Regional problems require regional solutions. This is why collaboration is so crucial to the work being done by the ATSEA-2 Project. Our approach is embodied in the Regional Plan of Action to combat IUU fishing (RPOA-IUU).

IUU fishing continues to pose a major threat to the Arafura and Timor Seas (ATS) region. Ever since its inception, the ATSEA program has sought to align its activities with the RPOA-IUU and support its implementation wherever possible. Between 2020 and 2021, the ATSEA-2 Project completed four studies on IUU fishing, then co-organised fisheries intelligence training and an international workshop on ‘Advancing regional standards for responsible fisheries’, in April and June 2022, respectively. 

Since November 2022, RPOA-IUU implementation support on the part of the ATSEA-2 Project has been supported by Dr Richard Stanford. Specifically, this has involved the development of an information sharing mechanism, along with Monitoring, Control and Surveillance (MCS) training needs assessment for the 11 RPOA-IUU participating countries (Australia, Brunei Darussalam, Cambodia, Indonesia, Malaysia, Papua New Guinea, The Philippines, Singapore, Thailand, Timor-Leste and Vietnam). The 11 countries are divided into three sub-regional groups: (1) Gulf of Thailand (GoT), (2) Southern and Eastern South China Sea (SESCS) and the Sulu-Sulawesi Seas (SSS) and (3) ATS.

A round of interviews was conducted with representatives of each country to better understand their perspectives and gather inputs that can inform the development process. Several key questions related to the types of data collected by each country, their willingness or objection to sharing those data and considerations behind their reasons. Regarding MCS training, questions dealt with country needs and pre-existing assessments on capacity, conducted internally or externally.

The 15th Coordination Committee Meeting of the RPOA-IUU Secretariat.

In addition to the key respondent interviews, the ATSEA-2 Project (again, represented by Dr Stanford), attended the 15th Coordination Committee Meeting (CCM) in Fremantle from 22-24 November 2022. After several years of virtual meetings, the CCM provided a long-awaited opportunity for many of the participants to meet face-to-face again. Each country was able to present a report on its progress towards responsible fisheries management and how they are combatting IUU fishing.

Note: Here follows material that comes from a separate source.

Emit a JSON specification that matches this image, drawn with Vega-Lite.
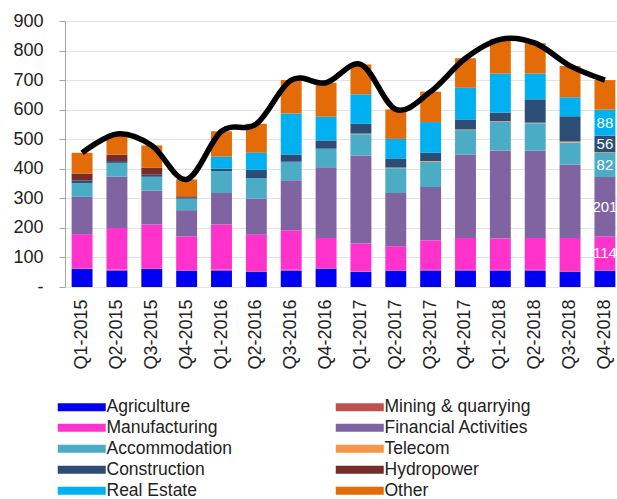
{
  "$schema": "https://vega.github.io/schema/vega-lite/v6.json",
  "width": 557,
  "height": 266,
  "autosize": {"type": "none"},
  "padding": {"left": 65, "top": 21, "right": 0, "bottom": 212},
  "background": "white",
  "config": {
    "view": {"stroke": null},
    "font": "Liberation Sans",
    "axisY": {"title": null, "values": [0, 100, 200, 300, 400, 500, 600, 700, 800, 900], "labelExpr": "datum.value == 0 ? '-' : datum.label", "labelFontSize": 18, "labelColor": "#222222", "labelPadding": 16, "tickSize": 6, "tickColor": "#a6a6a6", "domainColor": "#a6a6a6", "gridColor": "#e3e3e3", "labelOverlap": false, "labelFlush": false}
  },
  "datasets": {
    "quarters": [
      {"q": "Q1-2015", "Agriculture": 61, "Mining & quarrying": 2, "Manufacturing": 116, "Financial Activities": 126, "Accommodation": 47, "Telecom": 0, "Construction": 8, "Hydropower": 24, "Real Estate": 0, "Other": 70},
      {"q": "Q2-2015", "Agriculture": 56, "Mining & quarrying": 2, "Manufacturing": 142, "Financial Activities": 173, "Accommodation": 47, "Telecom": 0, "Construction": 6, "Hydropower": 22, "Real Estate": 0, "Other": 70},
      {"q": "Q3-2015", "Agriculture": 61, "Mining & quarrying": 2, "Manufacturing": 148, "Financial Activities": 115, "Accommodation": 47, "Telecom": 0, "Construction": 7, "Hydropower": 23, "Real Estate": 0, "Other": 76},
      {"q": "Q4-2015", "Agriculture": 55, "Mining & quarrying": 2, "Manufacturing": 114, "Financial Activities": 89, "Accommodation": 39, "Telecom": 0, "Construction": 3, "Hydropower": 5, "Real Estate": 0, "Other": 57},
      {"q": "Q1-2016", "Agriculture": 56, "Mining & quarrying": 2, "Manufacturing": 153, "Financial Activities": 107, "Accommodation": 74, "Telecom": 0, "Construction": 8, "Hydropower": 0, "Real Estate": 41, "Other": 86},
      {"q": "Q2-2016", "Agriculture": 51, "Mining & quarrying": 2, "Manufacturing": 124, "Financial Activities": 122, "Accommodation": 70, "Telecom": 0, "Construction": 28, "Hydropower": 0, "Real Estate": 57, "Other": 98},
      {"q": "Q3-2016", "Agriculture": 56, "Mining & quarrying": 2, "Manufacturing": 134, "Financial Activities": 169, "Accommodation": 63, "Telecom": 0, "Construction": 24, "Hydropower": 0, "Real Estate": 139, "Other": 113},
      {"q": "Q4-2016", "Agriculture": 62, "Mining & quarrying": 2, "Manufacturing": 102, "Financial Activities": 239, "Accommodation": 63, "Telecom": 0, "Construction": 28, "Hydropower": 0, "Real Estate": 80, "Other": 115},
      {"q": "Q1-2017", "Agriculture": 51, "Mining & quarrying": 2, "Manufacturing": 94, "Financial Activities": 298, "Accommodation": 72, "Telecom": 2, "Construction": 33, "Hydropower": 0, "Real Estate": 100, "Other": 101},
      {"q": "Q2-2017", "Agriculture": 55, "Mining & quarrying": 2, "Manufacturing": 81, "Financial Activities": 180, "Accommodation": 84, "Telecom": 2, "Construction": 31, "Hydropower": 0, "Real Estate": 66, "Other": 100},
      {"q": "Q3-2017", "Agriculture": 56, "Mining & quarrying": 2, "Manufacturing": 100, "Financial Activities": 180, "Accommodation": 86, "Telecom": 2, "Construction": 28, "Hydropower": 0, "Real Estate": 104, "Other": 103},
      {"q": "Q4-2017", "Agriculture": 56, "Mining & quarrying": 2, "Manufacturing": 108, "Financial Activities": 282, "Accommodation": 83, "Telecom": 2, "Construction": 34, "Hydropower": 0, "Real Estate": 107, "Other": 100},
      {"q": "Q1-2018", "Agriculture": 56, "Mining & quarrying": 2, "Manufacturing": 106, "Financial Activities": 298, "Accommodation": 97, "Telecom": 2, "Construction": 29, "Hydropower": 0, "Real Estate": 132, "Other": 116},
      {"q": "Q2-2018", "Agriculture": 56, "Mining & quarrying": 2, "Manufacturing": 108, "Financial Activities": 296, "Accommodation": 92, "Telecom": 2, "Construction": 79, "Hydropower": 0, "Real Estate": 87, "Other": 103},
      {"q": "Q3-2018", "Agriculture": 51, "Mining & quarrying": 2, "Manufacturing": 113, "Financial Activities": 248, "Accommodation": 74, "Telecom": 4, "Construction": 86, "Hydropower": 0, "Real Estate": 64, "Other": 106},
      {"q": "Q4-2018", "Agriculture": 55, "Mining & quarrying": 2, "Manufacturing": 114, "Financial Activities": 201, "Accommodation": 82, "Telecom": 2, "Construction": 56, "Hydropower": 0, "Real Estate": 88, "Other": 100}
    ],
    "sectors": [
      {"sector": "Agriculture", "rank": 1},
      {"sector": "Mining & quarrying", "rank": 2},
      {"sector": "Manufacturing", "rank": 3},
      {"sector": "Financial Activities", "rank": 4},
      {"sector": "Accommodation", "rank": 5},
      {"sector": "Telecom", "rank": 6},
      {"sector": "Construction", "rank": 7},
      {"sector": "Hydropower", "rank": 8},
      {"sector": "Real Estate", "rank": 9},
      {"sector": "Other", "rank": 10}
    ]
  },
  "data": {"name": "quarters"},
  "transform": [
    {"fold": ["Agriculture", "Mining & quarrying", "Manufacturing", "Financial Activities", "Accommodation", "Telecom", "Construction", "Hydropower", "Real Estate", "Other"], "as": ["sector", "value"]},
    {"lookup": "sector", "from": {"data": {"name": "sectors"}, "key": "sector", "fields": ["rank"]}}
  ],
  "encoding": {
    "x": {
      "field": "q",
      "type": "nominal",
      "sort": ["Q1-2015", "Q2-2015", "Q3-2015", "Q4-2015", "Q1-2016", "Q2-2016", "Q3-2016", "Q4-2016", "Q1-2017", "Q2-2017", "Q3-2017", "Q4-2017", "Q1-2018", "Q2-2018", "Q3-2018", "Q4-2018"],
      "scale": {"paddingInner": 0.4, "paddingOuter": 0.19},
      "axis": {"title": null, "labelAngle": -90, "labelFontSize": 18, "labelColor": "#222222", "ticks": false, "domainColor": "#e6e6d8", "labelPadding": 12, "grid": false, "labelOverlap": false}
    }
  },
  "layer": [
    {
      "mark": {"type": "bar"},
      "encoding": {
        "y": {
          "field": "value",
          "type": "quantitative",
          "stack": "zero",
          "scale": {"domain": [0, 900], "nice": false},
          "axis": {"title": null}
        },
        "color": {
          "field": "sector",
          "type": "nominal",
          "scale": {
            "domain": ["Agriculture", "Mining & quarrying", "Manufacturing", "Financial Activities", "Accommodation", "Telecom", "Construction", "Hydropower", "Real Estate", "Other"],
            "range": ["#0000f5", "#c0504d", "#ff33cc", "#8064a2", "#4bacc6", "#f79646", "#2c4d75", "#772c2a", "#00b0f0", "#e36c09"]
          },
          "legend": {"orient": "none", "legendX": -13, "legendY": 377, "direction": "horizontal", "columns": 2, "columnPadding": 98, "rowPadding": 2, "title": null, "labelFontSize": 17.5, "labelColor": "#222222", "symbolType": "M-4.8,-0.8H4.8V0.8H-4.8Z", "symbolSize": 100, "symbolOffset": 21, "labelOffset": 16, "symbolStrokeWidth": 0, "padding": 0, "labelLimit": 300}
        },
        "order": {"field": "rank", "type": "quantitative", "sort": "ascending"}
      }
    },
    {
      "transform": [{"aggregate": [{"op": "sum", "field": "value", "as": "total"}], "groupby": ["q"]}],
      "mark": {"type": "line", "interpolate": "cardinal", "color": "black", "strokeWidth": 5.5},
      "encoding": {"y": {"field": "total", "type": "quantitative", "axis": {"title": null}}}
    },
    {
      "transform": [
        {"filter": {"field": "q", "equal": "Q4-2018"}},
        {"stack": "value", "groupby": ["q"], "sort": [{"field": "rank", "order": "ascending"}], "as": ["y0", "y1"]},
        {"filter": {"field": "sector", "oneOf": ["Manufacturing", "Financial Activities", "Accommodation", "Construction", "Real Estate"]}},
        {"fold": ["y0", "y1"], "as": ["yk", "yy"]},
        {"aggregate": [{"op": "mean", "field": "yy", "as": "ymid"}], "groupby": ["q", "sector", "value"]}
      ],
      "mark": {"type": "text", "color": "white", "fontSize": 15},
      "encoding": {"y": {"field": "ymid", "type": "quantitative", "axis": {"title": null}}, "text": {"field": "value", "type": "quantitative"}}
    }
  ]
}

During that meeting, the ATSEA-2 Project presented some preliminary findings from its work related to data sharing and MCS capacity in support of the RPOA-IUU Secretariat. RPOA-IUU participating countries expressed their appreciation for the additional capacity building ATSEA was able to facilitate in this area. Dr Stanford also took the opportunity to engage with country representatives and gather more information on the regional MCS Training Curriculum, which is currently under development.

In the first quarter of 2023, the ATSEA-2 Project has continued to support the RPOA-IUU Secretariat by facilitating consultations on information sharing and MCS training needs alongside other activities. Two Focus Group Discussions (FGDs) for GoT and SESCS and SSS were conducted to present key findings of the preliminary survey, to receive inputs from RPOA-IUU participating countries on these key findings and make recommendations for how they can collaborate towards information-sharing and enhance regional MCS capacity to combat IUU fishing.

Based on those activities, a roadmap for developing an information sharing mechanism has been developed, while training needs for MCS have also been identified. These have been submitted to the RPOA-IUU Secretariat for their consideration. In tandem with the work of the RPOA-IUU Secretariat, each of these initiatives will help to strengthen capacity and ‘close the net’ on IUU fishing in the region.